§ Material
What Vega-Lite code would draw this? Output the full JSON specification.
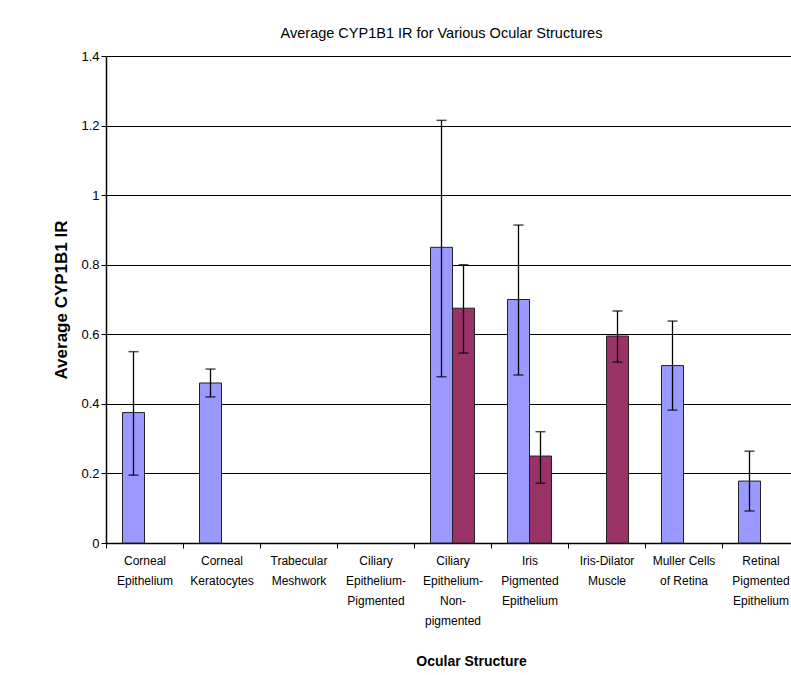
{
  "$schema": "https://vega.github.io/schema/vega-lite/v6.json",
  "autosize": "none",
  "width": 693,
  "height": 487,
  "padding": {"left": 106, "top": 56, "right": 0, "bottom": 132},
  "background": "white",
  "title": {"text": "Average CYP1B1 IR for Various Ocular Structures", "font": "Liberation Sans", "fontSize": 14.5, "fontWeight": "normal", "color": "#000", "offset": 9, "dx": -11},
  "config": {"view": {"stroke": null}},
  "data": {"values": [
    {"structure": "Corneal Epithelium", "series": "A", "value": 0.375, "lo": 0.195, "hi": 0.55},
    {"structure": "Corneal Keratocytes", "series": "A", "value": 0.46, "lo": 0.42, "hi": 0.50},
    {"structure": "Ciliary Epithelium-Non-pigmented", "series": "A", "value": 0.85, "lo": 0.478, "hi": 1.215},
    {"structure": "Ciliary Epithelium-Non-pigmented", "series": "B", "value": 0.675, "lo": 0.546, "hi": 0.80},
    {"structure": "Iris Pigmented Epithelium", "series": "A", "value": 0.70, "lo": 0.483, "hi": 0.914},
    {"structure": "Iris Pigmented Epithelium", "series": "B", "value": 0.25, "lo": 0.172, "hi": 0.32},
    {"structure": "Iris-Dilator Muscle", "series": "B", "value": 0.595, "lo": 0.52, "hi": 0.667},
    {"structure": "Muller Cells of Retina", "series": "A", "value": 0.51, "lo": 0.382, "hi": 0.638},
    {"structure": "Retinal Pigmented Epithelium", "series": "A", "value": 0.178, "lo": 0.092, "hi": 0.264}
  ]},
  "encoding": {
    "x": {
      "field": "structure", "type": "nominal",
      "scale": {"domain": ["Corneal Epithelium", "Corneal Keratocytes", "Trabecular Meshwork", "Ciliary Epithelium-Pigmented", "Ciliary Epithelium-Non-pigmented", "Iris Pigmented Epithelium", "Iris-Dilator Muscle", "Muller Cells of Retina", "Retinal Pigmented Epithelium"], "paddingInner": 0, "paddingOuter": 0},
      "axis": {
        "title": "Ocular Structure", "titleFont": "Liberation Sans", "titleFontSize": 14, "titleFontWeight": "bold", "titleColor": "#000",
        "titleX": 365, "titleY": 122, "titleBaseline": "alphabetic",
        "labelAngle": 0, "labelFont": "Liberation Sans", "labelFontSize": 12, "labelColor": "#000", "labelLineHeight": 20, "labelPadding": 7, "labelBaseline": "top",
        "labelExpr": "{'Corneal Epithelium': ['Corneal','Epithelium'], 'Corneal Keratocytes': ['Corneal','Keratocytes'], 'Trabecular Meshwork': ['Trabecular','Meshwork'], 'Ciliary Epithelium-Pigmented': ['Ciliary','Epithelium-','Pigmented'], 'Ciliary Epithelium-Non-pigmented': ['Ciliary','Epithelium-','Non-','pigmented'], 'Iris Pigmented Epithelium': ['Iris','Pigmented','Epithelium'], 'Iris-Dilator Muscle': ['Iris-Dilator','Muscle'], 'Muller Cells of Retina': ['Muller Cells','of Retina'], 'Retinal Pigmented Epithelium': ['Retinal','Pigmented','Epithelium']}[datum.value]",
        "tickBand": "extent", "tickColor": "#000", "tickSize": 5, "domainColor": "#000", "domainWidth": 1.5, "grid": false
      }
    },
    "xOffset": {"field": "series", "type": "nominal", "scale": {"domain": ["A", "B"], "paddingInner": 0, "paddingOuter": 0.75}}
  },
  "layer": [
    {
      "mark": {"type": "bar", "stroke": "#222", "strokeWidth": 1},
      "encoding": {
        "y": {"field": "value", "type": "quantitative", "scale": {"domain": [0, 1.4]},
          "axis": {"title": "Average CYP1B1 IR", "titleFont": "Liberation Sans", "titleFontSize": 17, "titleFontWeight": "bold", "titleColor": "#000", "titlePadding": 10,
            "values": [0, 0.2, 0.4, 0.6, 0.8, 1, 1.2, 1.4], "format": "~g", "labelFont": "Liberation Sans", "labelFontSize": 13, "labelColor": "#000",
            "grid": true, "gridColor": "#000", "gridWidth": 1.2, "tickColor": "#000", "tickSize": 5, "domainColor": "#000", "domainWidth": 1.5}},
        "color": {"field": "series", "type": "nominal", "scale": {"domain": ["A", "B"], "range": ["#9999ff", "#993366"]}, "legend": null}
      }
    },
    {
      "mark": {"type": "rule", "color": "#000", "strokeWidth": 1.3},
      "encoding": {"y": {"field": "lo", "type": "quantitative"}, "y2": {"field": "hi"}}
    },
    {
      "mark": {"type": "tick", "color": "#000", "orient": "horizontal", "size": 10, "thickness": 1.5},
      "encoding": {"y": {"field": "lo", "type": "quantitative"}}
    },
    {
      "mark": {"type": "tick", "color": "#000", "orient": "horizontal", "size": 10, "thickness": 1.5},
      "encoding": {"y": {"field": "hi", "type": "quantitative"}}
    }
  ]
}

§ Task brief
Copy every line of the data word for word, omitting the images.

§ Reply to the exercise
What Vega-Lite code would draw this? Output the full JSON specification.
{
  "$schema": "https://vega.github.io/schema/vega-lite/v6.json",
  "autosize": "none",
  "width": 693,
  "height": 487,
  "padding": {"left": 106, "top": 56, "right": 0, "bottom": 132},
  "background": "white",
  "title": {"text": "Average CYP1B1 IR for Various Ocular Structures", "font": "Liberation Sans", "fontSize": 14.5, "fontWeight": "normal", "color": "#000", "offset": 9, "dx": -11},
  "config": {"view": {"stroke": null}},
  "data": {"values": [
    {"structure": "Corneal Epithelium", "series": "A", "value": 0.375, "lo": 0.195, "hi": 0.55},
    {"structure": "Corneal Keratocytes", "series": "A", "value": 0.46, "lo": 0.42, "hi": 0.50},
    {"structure": "Ciliary Epithelium-Non-pigmented", "series": "A", "value": 0.85, "lo": 0.478, "hi": 1.215},
    {"structure": "Ciliary Epithelium-Non-pigmented", "series": "B", "value": 0.675, "lo": 0.546, "hi": 0.80},
    {"structure": "Iris Pigmented Epithelium", "series": "A", "value": 0.70, "lo": 0.483, "hi": 0.914},
    {"structure": "Iris Pigmented Epithelium", "series": "B", "value": 0.25, "lo": 0.172, "hi": 0.32},
    {"structure": "Iris-Dilator Muscle", "series": "B", "value": 0.595, "lo": 0.52, "hi": 0.667},
    {"structure": "Muller Cells of Retina", "series": "A", "value": 0.51, "lo": 0.382, "hi": 0.638},
    {"structure": "Retinal Pigmented Epithelium", "series": "A", "value": 0.178, "lo": 0.092, "hi": 0.264}
  ]},
  "encoding": {
    "x": {
      "field": "structure", "type": "nominal",
      "scale": {"domain": ["Corneal Epithelium", "Corneal Keratocytes", "Trabecular Meshwork", "Ciliary Epithelium-Pigmented", "Ciliary Epithelium-Non-pigmented", "Iris Pigmented Epithelium", "Iris-Dilator Muscle", "Muller Cells of Retina", "Retinal Pigmented Epithelium"], "paddingInner": 0, "paddingOuter": 0},
      "axis": {
        "title": "Ocular Structure", "titleFont": "Liberation Sans", "titleFontSize": 14, "titleFontWeight": "bold", "titleColor": "#000",
        "titleX": 365, "titleY": 122, "titleBaseline": "alphabetic",
        "labelAngle": 0, "labelFont": "Liberation Sans", "labelFontSize": 12, "labelColor": "#000", "labelLineHeight": 20, "labelPadding": 7, "labelBaseline": "top",
        "labelExpr": "{'Corneal Epithelium': ['Corneal','Epithelium'], 'Corneal Keratocytes': ['Corneal','Keratocytes'], 'Trabecular Meshwork': ['Trabecular','Meshwork'], 'Ciliary Epithelium-Pigmented': ['Ciliary','Epithelium-','Pigmented'], 'Ciliary Epithelium-Non-pigmented': ['Ciliary','Epithelium-','Non-','pigmented'], 'Iris Pigmented Epithelium': ['Iris','Pigmented','Epithelium'], 'Iris-Dilator Muscle': ['Iris-Dilator','Muscle'], 'Muller Cells of Retina': ['Muller Cells','of Retina'], 'Retinal Pigmented Epithelium': ['Retinal','Pigmented','Epithelium']}[datum.value]",
        "tickBand": "extent", "tickColor": "#000", "tickSize": 5, "domainColor": "#000", "domainWidth": 1.5, "grid": false
      }
    },
    "xOffset": {"field": "series", "type": "nominal", "scale": {"domain": ["A", "B"], "paddingInner": 0, "paddingOuter": 0.75}}
  },
  "layer": [
    {
      "mark": {"type": "bar", "stroke": "#222", "strokeWidth": 1},
      "encoding": {
        "y": {"field": "value", "type": "quantitative", "scale": {"domain": [0, 1.4]},
          "axis": {"title": "Average CYP1B1 IR", "titleFont": "Liberation Sans", "titleFontSize": 17, "titleFontWeight": "bold", "titleColor": "#000", "titlePadding": 10,
            "values": [0, 0.2, 0.4, 0.6, 0.8, 1, 1.2, 1.4], "format": "~g", "labelFont": "Liberation Sans", "labelFontSize": 13, "labelColor": "#000",
            "grid": true, "gridColor": "#000", "gridWidth": 1.2, "tickColor": "#000", "tickSize": 5, "domainColor": "#000", "domainWidth": 1.5}},
        "color": {"field": "series", "type": "nominal", "scale": {"domain": ["A", "B"], "range": ["#9999ff", "#993366"]}, "legend": null}
      }
    },
    {
      "mark": {"type": "rule", "color": "#000", "strokeWidth": 1.3},
      "encoding": {"y": {"field": "lo", "type": "quantitative"}, "y2": {"field": "hi"}}
    },
    {
      "mark": {"type": "tick", "color": "#000", "orient": "horizontal", "size": 10, "thickness": 1.5},
      "encoding": {"y": {"field": "lo", "type": "quantitative"}}
    },
    {
      "mark": {"type": "tick", "color": "#000", "orient": "horizontal", "size": 10, "thickness": 1.5},
      "encoding": {"y": {"field": "hi", "type": "quantitative"}}
    }
  ]
}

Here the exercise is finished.